The thermostat links to the boiler. The boiler relies on a system that needs servicing. The servicing was done at some point, by someone, under terms that may or may not still apply.


No one can say for sure.


Not through neglect. Through design. Nothing was ever pulled together into a single, clear picture. Information ends up scattered across inboxes, folders, suppliers, or simply lost.


So when something breaks, you’re not just fixing a fault. You’re trying to understand how that fault connects to everything else.


One small issue becomes several

A boiler fault starts as a simple problem.


  1. Then the thermostat resets.

  2. Then the app loses access.

  3. Then the controls lock.

  4. Then support isn’t available until Monday.


Now it’s no longer one issue. It’s a chain.


Each part on its own is manageable. Together, they slow everything down. What should take minutes stretches into hours.


This isn’t unusual. It’s what happens when systems aren’t built with failure in mind.


No clear way back

In a structured environment, problems follow a path. There’s a record of what was done, who did it, and what happens next.


In most homes, there isn’t.


You’re relying on old emails, saved numbers, guesswork, and whoever happens to pick up the phone. Sometimes it works. Sometimes it drags on longer than it should.


That isn’t a process. It’s chance.


What private home technology management actually looks like

A home working today doesn’t say much. It just means nothing has gone wrong yet.

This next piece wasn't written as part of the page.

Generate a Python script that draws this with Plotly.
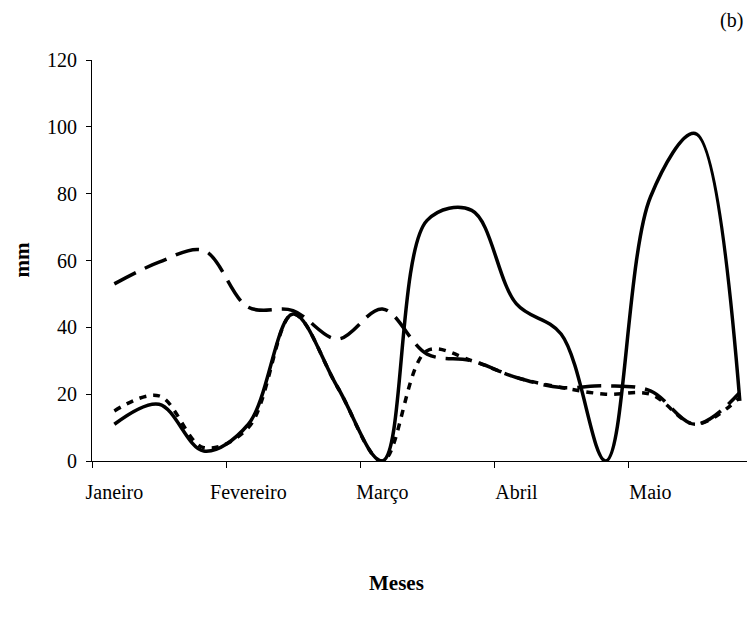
import plotly.graph_objects as go

# 15 ten-day periods (dekads), January to May
periods = list(range(1, 16))
month_labels = ["Janeiro", "Fevereiro", "Março", "Abril", "Maio"]
label_positions = [1, 4, 7, 10, 13]
month_bounds = [0.5, 3.5, 6.5, 9.5, 12.5, 15.5]
y_ticks = [0, 20, 40, 60, 80, 100, 120]

serie_solid = [11, 17, 3, 11, 44, 22, 0, 72, 75, 47, 38, 0, 79, 98, 18]
serie_longdash = [53, 59.5, 63, 46, 45, 36.5, 45.5, 32, 30, 25, 22, 22.5, 21, 11, 20.5]
serie_shortdash = [15, 19.5, 4, 10, 44, 22, 0, 33, 30, 25, 22, 20, 20, 11, 19]

FONT = "Liberation Serif, Times New Roman, serif"

fig = go.Figure()
fig.add_trace(go.Scatter(x=periods, y=serie_longdash, mode="lines",
                         line=dict(color="black", width=3.5, shape="spline", dash="24px,10px"),
                         name="Série 2"))
fig.add_trace(go.Scatter(x=periods, y=serie_shortdash, mode="lines",
                         line=dict(color="black", width=3.5, shape="spline", dash="7px,7px"),
                         name="Série 3"))
fig.add_trace(go.Scatter(x=periods, y=serie_solid, mode="lines",
                         line=dict(color="black", width=3.5, shape="spline"),
                         name="Série 1"))
# invisible trace on overlay axis for month boundary ticks
fig.add_trace(go.Scatter(x=[month_bounds[0]], y=[0], xaxis="x2", mode="markers",
                         marker=dict(opacity=0), showlegend=False, hoverinfo="skip"))

xr = [0.5, 15.34]
fig.update_layout(
    width=747, height=616,
    margin=dict(l=84, r=0, t=52, b=163),
    paper_bgcolor="white", plot_bgcolor="white",
    showlegend=False,
    font=dict(family=FONT, size=20, color="black"),
    xaxis=dict(range=xr, tickmode="array", tickvals=label_positions, ticktext=month_labels,
               ticks="", showline=True, linecolor="black", linewidth=1, automargin=False,
               showgrid=False, zeroline=False, ticklabelstandoff=13,
               tickfont=dict(family=FONT, size=20)),
    xaxis2=dict(range=xr, overlaying="x", side="bottom", tickmode="array", automargin=False,
                tickvals=month_bounds, ticks="outside", ticklen=6, tickcolor="black",
                showticklabels=False, showgrid=False, zeroline=False, showline=False),
    yaxis=dict(range=[0, 120], tickmode="array", tickvals=y_ticks, automargin=False,
               ticks="outside", ticklen=5, tickcolor="black",
               showline=True, linecolor="black", linewidth=1,
               showgrid=False, zeroline=False, ticklabelstandoff=5,
               tickfont=dict(family=FONT, size=20)),
    annotations=[
        dict(text="(b)", xref="paper", yref="paper", x=1.0, y=1.0, xshift=-10,
             xanchor="right", yanchor="middle", yshift=40, showarrow=False,
             font=dict(family=FONT, size=20)),
        dict(text="<b>Meses</b>", xref="paper", yref="paper", x=0.46, y=0,
             xanchor="center", yanchor="middle", yshift=-122, showarrow=False,
             font=dict(family=FONT, size=21)),
        dict(text="<b>mm</b>", xref="paper", yref="paper", x=0, y=0.5,
             xanchor="center", yanchor="middle", xshift=-71, textangle=-90, showarrow=False,
             font=dict(family=FONT, size=21)),
    ],
)

fig.write_html("out.html")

A home with proper private home technology management is different. When something fails, the response is clear. The right information is easy to find. The right people are easy to reach. The whole setup makes sense as one system, not a collection of parts.


Things still go wrong. They always will.


The difference is how quickly normality returns, and how little disruption it causes.


That’s where the gap sits. Not in how things run when everything is fine, but in what happens the moment they’re not.